И наконец, дабы придать вес своим словам, Павел Миков решается сослаться на безусловный авторитет Антона Семеновича Макаренко:


Как только к нему поступали дети, он говорил: забудь, что было с тобой там, на улице, вчера. <…> давай начнем жизнь с чистого листа, с новой страницы. <…> результат макаренковской системы действительно же был очень высоким.


А давайте вспомним, в каких условиях Макаренко так говорил. Ведь после этого он включал малолетних преступников в свою, можно сказать, общину, и они все вместе начинали работать, выстраивая совместную жизнь и общее будущее. В той же системе, которую выстраивает Миков с единомышленниками, «забывают» прошлые грехи – одни, а вот живут потом рядом с несовершеннолетними преступниками – другие.

Есть интересная особенность, о которой вам тоже не расскажет ни детский правозащитник, ни его единомышленники из НКО «Судебно-правовая реформа». Как показывает зарубежный опыт экспериментов по ВП, ключевым условием для обеспечения его эффективности является община.
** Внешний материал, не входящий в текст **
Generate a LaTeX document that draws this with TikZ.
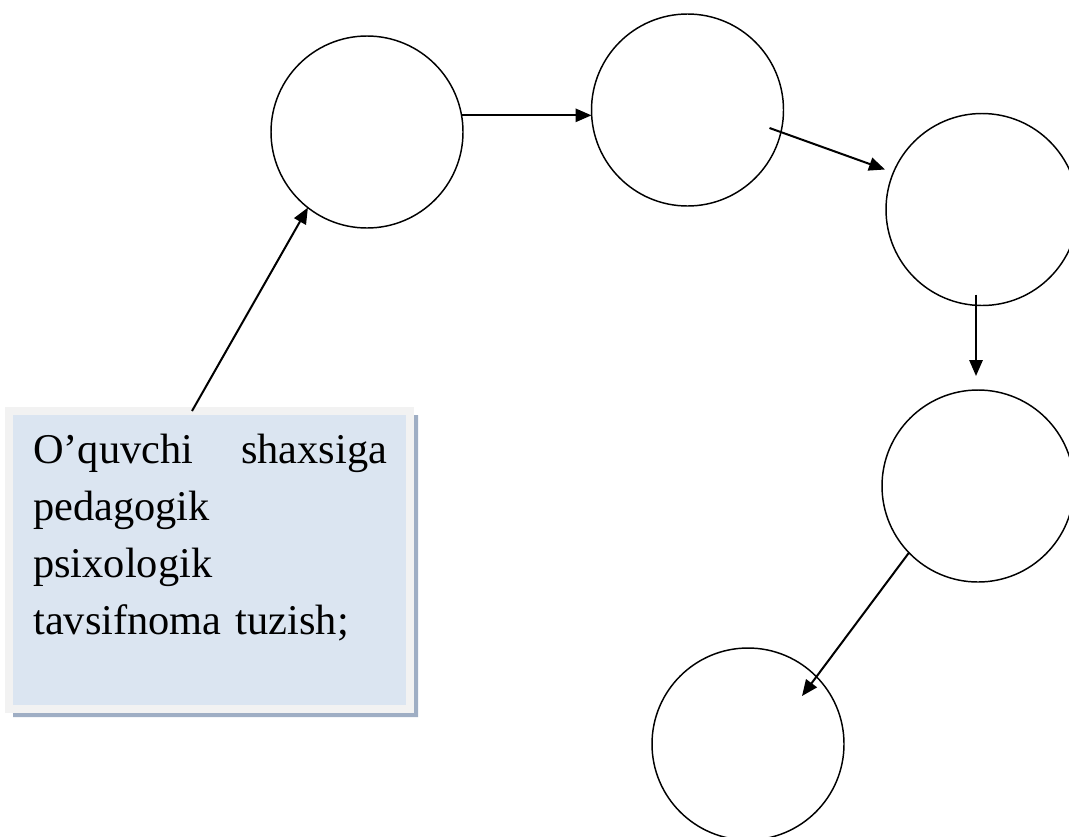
\documentclass[tikz,border=0pt]{standalone}
\usepackage{fontspec}
\setmainfont{Liberation Serif}
\usetikzlibrary{arrows.meta,calc}
\definecolor{ink}{HTML}{000000}
\definecolor{noteblue}{HTML}{DBE5F1}
\definecolor{noteframe}{HTML}{F2F2F2}
\definecolor{noteshadow}{HTML}{9FAEC4}
\tikzset{
  >={Triangle[length=12pt,width=10pt]},
  stage/.style={circle,draw=ink,line width=1.1pt,minimum size=144pt,inner sep=0pt,outer sep=0pt},
  arrow/.style={->,line width=1.5pt,draw=ink},
  notebox/.style={draw=noteframe,line width=6pt,fill=noteblue,minimum width=300.75pt,minimum height=223.5pt,inner sep=0pt,outer sep=0pt},
  notetext/.style={font=\fontsize{31.8}{42.75}\selectfont,text=ink,align=left,text width=265.5pt,inner sep=0pt,anchor=north west},
}

\begin{document}
\begin{tikzpicture}[x=0.75pt,y=-0.75pt]
  \useasboundingbox (0,0) rectangle (1069,836);
  \clip (0,0) rectangle (1069,836);

  \node[stage] (c1) at (367,132) {};
  \node[stage] (c2) at (687.5,110) {};
  \node[stage] (c3) at (982,209.5) {};
  \node[stage] (c4) at (978,486) {};
  \node[stage] (c5) at (748,744) {};

  \node[notebox] (note) at (209.5,560) {};
  \fill[noteshadow] ([shift={(4,4)}]note.north east) -- ([shift={(8,4)}]note.north east)
    -- ([shift={(8,8)}]note.south east) -- ([shift={(4,8)}]note.south west)
    -- ([shift={(4,4)}]note.south west) -- ([shift={(4,4)}]note.south east) -- cycle;
  \node[notetext] (notetxt) at ([shift={(24,23)}]note.north west)
    {\hbox to 265.5pt{O’quvchi\hfill shaxsiga}\\pedagogik\\psixologik\\tavsifnoma tuzish;};

  \draw[arrow] ($(note.north west)+(183,0)$) -- (c1.232);
  \draw[arrow] (c1.10) -- (c1.10 -| c2.west);
  \draw[arrow] ($(c2.center)+(82,18)$) -- ($(c3.center)+(-97,-40)$);
  \draw[arrow] ($(c3.south)+(-6,-11)$) -- ($(c4.north)+(-2,-14)$);
  \draw[arrow] (c4.224) -- ($(c5.center)+(54,-48)$);
\end{tikzpicture}
\end{document}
Будь то племя индейцев либо новозеландских аборигенов, будь то церковный приход либо другая общность, в которой внутренние регуляторы поведения (порядки, устои, обычаи) сильнее внешних (Закона). В этом контексте попытки выстроить восстановительное правосудие в условиях выраженной атомизации общества, да еще и сверху, авторитарным путем, предстают то ли безумством, то ли откровенной диверсией.